***** Data
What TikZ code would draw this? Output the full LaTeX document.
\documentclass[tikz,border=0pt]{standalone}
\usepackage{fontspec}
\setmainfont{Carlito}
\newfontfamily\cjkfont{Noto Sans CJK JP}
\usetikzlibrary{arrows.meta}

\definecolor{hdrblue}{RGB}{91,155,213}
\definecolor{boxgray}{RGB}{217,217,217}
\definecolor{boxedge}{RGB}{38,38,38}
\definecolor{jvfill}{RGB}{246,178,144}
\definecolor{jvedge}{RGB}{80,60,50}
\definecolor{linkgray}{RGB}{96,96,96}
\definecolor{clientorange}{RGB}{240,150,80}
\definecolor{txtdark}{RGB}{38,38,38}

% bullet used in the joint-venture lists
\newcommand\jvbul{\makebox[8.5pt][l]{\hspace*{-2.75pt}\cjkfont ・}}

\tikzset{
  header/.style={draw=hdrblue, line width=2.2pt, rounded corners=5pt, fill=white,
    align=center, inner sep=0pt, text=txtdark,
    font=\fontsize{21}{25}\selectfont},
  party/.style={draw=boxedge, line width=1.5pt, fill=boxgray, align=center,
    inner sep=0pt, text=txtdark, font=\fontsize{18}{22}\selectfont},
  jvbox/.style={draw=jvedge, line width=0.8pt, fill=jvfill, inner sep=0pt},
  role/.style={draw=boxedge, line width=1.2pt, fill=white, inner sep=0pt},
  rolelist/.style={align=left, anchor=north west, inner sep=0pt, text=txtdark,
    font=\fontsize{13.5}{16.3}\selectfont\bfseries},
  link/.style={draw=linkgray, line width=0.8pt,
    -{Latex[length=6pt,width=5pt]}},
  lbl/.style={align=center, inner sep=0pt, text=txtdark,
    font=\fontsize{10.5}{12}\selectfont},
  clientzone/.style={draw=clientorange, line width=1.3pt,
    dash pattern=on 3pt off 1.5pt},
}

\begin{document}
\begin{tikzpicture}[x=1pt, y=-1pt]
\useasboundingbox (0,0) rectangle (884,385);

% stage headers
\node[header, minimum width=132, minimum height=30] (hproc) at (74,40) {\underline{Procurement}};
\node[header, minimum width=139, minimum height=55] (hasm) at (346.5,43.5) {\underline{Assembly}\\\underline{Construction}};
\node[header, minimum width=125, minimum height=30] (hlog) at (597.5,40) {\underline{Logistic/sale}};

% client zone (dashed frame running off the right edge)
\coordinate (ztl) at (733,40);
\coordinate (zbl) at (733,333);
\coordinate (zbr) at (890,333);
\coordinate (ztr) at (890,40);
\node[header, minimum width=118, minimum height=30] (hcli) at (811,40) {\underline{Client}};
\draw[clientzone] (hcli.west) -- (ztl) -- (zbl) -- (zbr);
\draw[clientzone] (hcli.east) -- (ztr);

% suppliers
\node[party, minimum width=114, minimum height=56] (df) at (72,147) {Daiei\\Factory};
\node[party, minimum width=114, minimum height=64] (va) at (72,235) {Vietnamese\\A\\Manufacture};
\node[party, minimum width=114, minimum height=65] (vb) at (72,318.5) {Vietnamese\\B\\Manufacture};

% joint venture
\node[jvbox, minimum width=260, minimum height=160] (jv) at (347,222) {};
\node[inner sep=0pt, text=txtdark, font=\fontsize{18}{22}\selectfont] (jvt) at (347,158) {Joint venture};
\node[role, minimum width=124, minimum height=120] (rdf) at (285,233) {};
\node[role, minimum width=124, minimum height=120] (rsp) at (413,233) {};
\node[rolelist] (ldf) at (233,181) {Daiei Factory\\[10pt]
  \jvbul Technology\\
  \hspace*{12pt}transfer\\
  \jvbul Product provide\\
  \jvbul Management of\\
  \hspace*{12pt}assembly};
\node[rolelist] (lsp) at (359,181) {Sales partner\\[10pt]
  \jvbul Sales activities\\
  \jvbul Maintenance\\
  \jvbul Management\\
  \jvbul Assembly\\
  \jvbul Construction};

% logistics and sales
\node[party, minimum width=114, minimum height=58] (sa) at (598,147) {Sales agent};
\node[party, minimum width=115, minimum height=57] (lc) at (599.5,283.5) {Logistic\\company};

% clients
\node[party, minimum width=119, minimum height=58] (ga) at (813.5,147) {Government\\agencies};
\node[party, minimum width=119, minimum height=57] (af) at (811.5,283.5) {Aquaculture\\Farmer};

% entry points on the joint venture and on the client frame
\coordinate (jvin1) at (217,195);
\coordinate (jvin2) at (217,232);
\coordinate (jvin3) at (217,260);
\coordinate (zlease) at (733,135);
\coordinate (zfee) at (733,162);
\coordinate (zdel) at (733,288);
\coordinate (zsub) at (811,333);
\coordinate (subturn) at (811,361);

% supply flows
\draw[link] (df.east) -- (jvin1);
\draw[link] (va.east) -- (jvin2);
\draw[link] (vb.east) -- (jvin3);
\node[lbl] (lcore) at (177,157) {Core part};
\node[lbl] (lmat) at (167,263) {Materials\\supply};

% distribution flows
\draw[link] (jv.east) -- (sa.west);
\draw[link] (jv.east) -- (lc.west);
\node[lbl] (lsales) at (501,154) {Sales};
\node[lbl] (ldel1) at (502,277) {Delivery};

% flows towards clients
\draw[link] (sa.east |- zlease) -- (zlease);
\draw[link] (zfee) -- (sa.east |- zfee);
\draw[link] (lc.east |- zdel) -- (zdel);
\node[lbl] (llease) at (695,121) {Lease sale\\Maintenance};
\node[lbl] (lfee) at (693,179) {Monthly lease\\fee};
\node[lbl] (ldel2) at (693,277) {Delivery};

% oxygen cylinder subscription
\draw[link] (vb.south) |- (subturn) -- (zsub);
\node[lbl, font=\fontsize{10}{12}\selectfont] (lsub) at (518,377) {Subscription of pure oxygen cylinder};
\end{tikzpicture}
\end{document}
**********
Problem to work on
Return all of the data precisely as it appears.

Complete output
What TikZ code would draw this? Output the full LaTeX document.
\documentclass[tikz,border=0pt]{standalone}
\usepackage{fontspec}
\setmainfont{Carlito}
\newfontfamily\cjkfont{Noto Sans CJK JP}
\usetikzlibrary{arrows.meta}

\definecolor{hdrblue}{RGB}{91,155,213}
\definecolor{boxgray}{RGB}{217,217,217}
\definecolor{boxedge}{RGB}{38,38,38}
\definecolor{jvfill}{RGB}{246,178,144}
\definecolor{jvedge}{RGB}{80,60,50}
\definecolor{linkgray}{RGB}{96,96,96}
\definecolor{clientorange}{RGB}{240,150,80}
\definecolor{txtdark}{RGB}{38,38,38}

% bullet used in the joint-venture lists
\newcommand\jvbul{\makebox[8.5pt][l]{\hspace*{-2.75pt}\cjkfont ・}}

\tikzset{
  header/.style={draw=hdrblue, line width=2.2pt, rounded corners=5pt, fill=white,
    align=center, inner sep=0pt, text=txtdark,
    font=\fontsize{21}{25}\selectfont},
  party/.style={draw=boxedge, line width=1.5pt, fill=boxgray, align=center,
    inner sep=0pt, text=txtdark, font=\fontsize{18}{22}\selectfont},
  jvbox/.style={draw=jvedge, line width=0.8pt, fill=jvfill, inner sep=0pt},
  role/.style={draw=boxedge, line width=1.2pt, fill=white, inner sep=0pt},
  rolelist/.style={align=left, anchor=north west, inner sep=0pt, text=txtdark,
    font=\fontsize{13.5}{16.3}\selectfont\bfseries},
  link/.style={draw=linkgray, line width=0.8pt,
    -{Latex[length=6pt,width=5pt]}},
  lbl/.style={align=center, inner sep=0pt, text=txtdark,
    font=\fontsize{10.5}{12}\selectfont},
  clientzone/.style={draw=clientorange, line width=1.3pt,
    dash pattern=on 3pt off 1.5pt},
}

\begin{document}
\begin{tikzpicture}[x=1pt, y=-1pt]
\useasboundingbox (0,0) rectangle (884,385);

% stage headers
\node[header, minimum width=132, minimum height=30] (hproc) at (74,40) {\underline{Procurement}};
\node[header, minimum width=139, minimum height=55] (hasm) at (346.5,43.5) {\underline{Assembly}\\\underline{Construction}};
\node[header, minimum width=125, minimum height=30] (hlog) at (597.5,40) {\underline{Logistic/sale}};

% client zone (dashed frame running off the right edge)
\coordinate (ztl) at (733,40);
\coordinate (zbl) at (733,333);
\coordinate (zbr) at (890,333);
\coordinate (ztr) at (890,40);
\node[header, minimum width=118, minimum height=30] (hcli) at (811,40) {\underline{Client}};
\draw[clientzone] (hcli.west) -- (ztl) -- (zbl) -- (zbr);
\draw[clientzone] (hcli.east) -- (ztr);

% suppliers
\node[party, minimum width=114, minimum height=56] (df) at (72,147) {Daiei\\Factory};
\node[party, minimum width=114, minimum height=64] (va) at (72,235) {Vietnamese\\A\\Manufacture};
\node[party, minimum width=114, minimum height=65] (vb) at (72,318.5) {Vietnamese\\B\\Manufacture};

% joint venture
\node[jvbox, minimum width=260, minimum height=160] (jv) at (347,222) {};
\node[inner sep=0pt, text=txtdark, font=\fontsize{18}{22}\selectfont] (jvt) at (347,158) {Joint venture};
\node[role, minimum width=124, minimum height=120] (rdf) at (285,233) {};
\node[role, minimum width=124, minimum height=120] (rsp) at (413,233) {};
\node[rolelist] (ldf) at (233,181) {Daiei Factory\\[10pt]
  \jvbul Technology\\
  \hspace*{12pt}transfer\\
  \jvbul Product provide\\
  \jvbul Management of\\
  \hspace*{12pt}assembly};
\node[rolelist] (lsp) at (359,181) {Sales partner\\[10pt]
  \jvbul Sales activities\\
  \jvbul Maintenance\\
  \jvbul Management\\
  \jvbul Assembly\\
  \jvbul Construction};

% logistics and sales
\node[party, minimum width=114, minimum height=58] (sa) at (598,147) {Sales agent};
\node[party, minimum width=115, minimum height=57] (lc) at (599.5,283.5) {Logistic\\company};

% clients
\node[party, minimum width=119, minimum height=58] (ga) at (813.5,147) {Government\\agencies};
\node[party, minimum width=119, minimum height=57] (af) at (811.5,283.5) {Aquaculture\\Farmer};

% entry points on the joint venture and on the client frame
\coordinate (jvin1) at (217,195);
\coordinate (jvin2) at (217,232);
\coordinate (jvin3) at (217,260);
\coordinate (zlease) at (733,135);
\coordinate (zfee) at (733,162);
\coordinate (zdel) at (733,288);
\coordinate (zsub) at (811,333);
\coordinate (subturn) at (811,361);

% supply flows
\draw[link] (df.east) -- (jvin1);
\draw[link] (va.east) -- (jvin2);
\draw[link] (vb.east) -- (jvin3);
\node[lbl] (lcore) at (177,157) {Core part};
\node[lbl] (lmat) at (167,263) {Materials\\supply};

% distribution flows
\draw[link] (jv.east) -- (sa.west);
\draw[link] (jv.east) -- (lc.west);
\node[lbl] (lsales) at (501,154) {Sales};
\node[lbl] (ldel1) at (502,277) {Delivery};

% flows towards clients
\draw[link] (sa.east |- zlease) -- (zlease);
\draw[link] (zfee) -- (sa.east |- zfee);
\draw[link] (lc.east |- zdel) -- (zdel);
\node[lbl] (llease) at (695,121) {Lease sale\\Maintenance};
\node[lbl] (lfee) at (693,179) {Monthly lease\\fee};
\node[lbl] (ldel2) at (693,277) {Delivery};

% oxygen cylinder subscription
\draw[link] (vb.south) |- (subturn) -- (zsub);
\node[lbl, font=\fontsize{10}{12}\selectfont] (lsub) at (518,377) {Subscription of pure oxygen cylinder};
\end{tikzpicture}
\end{document}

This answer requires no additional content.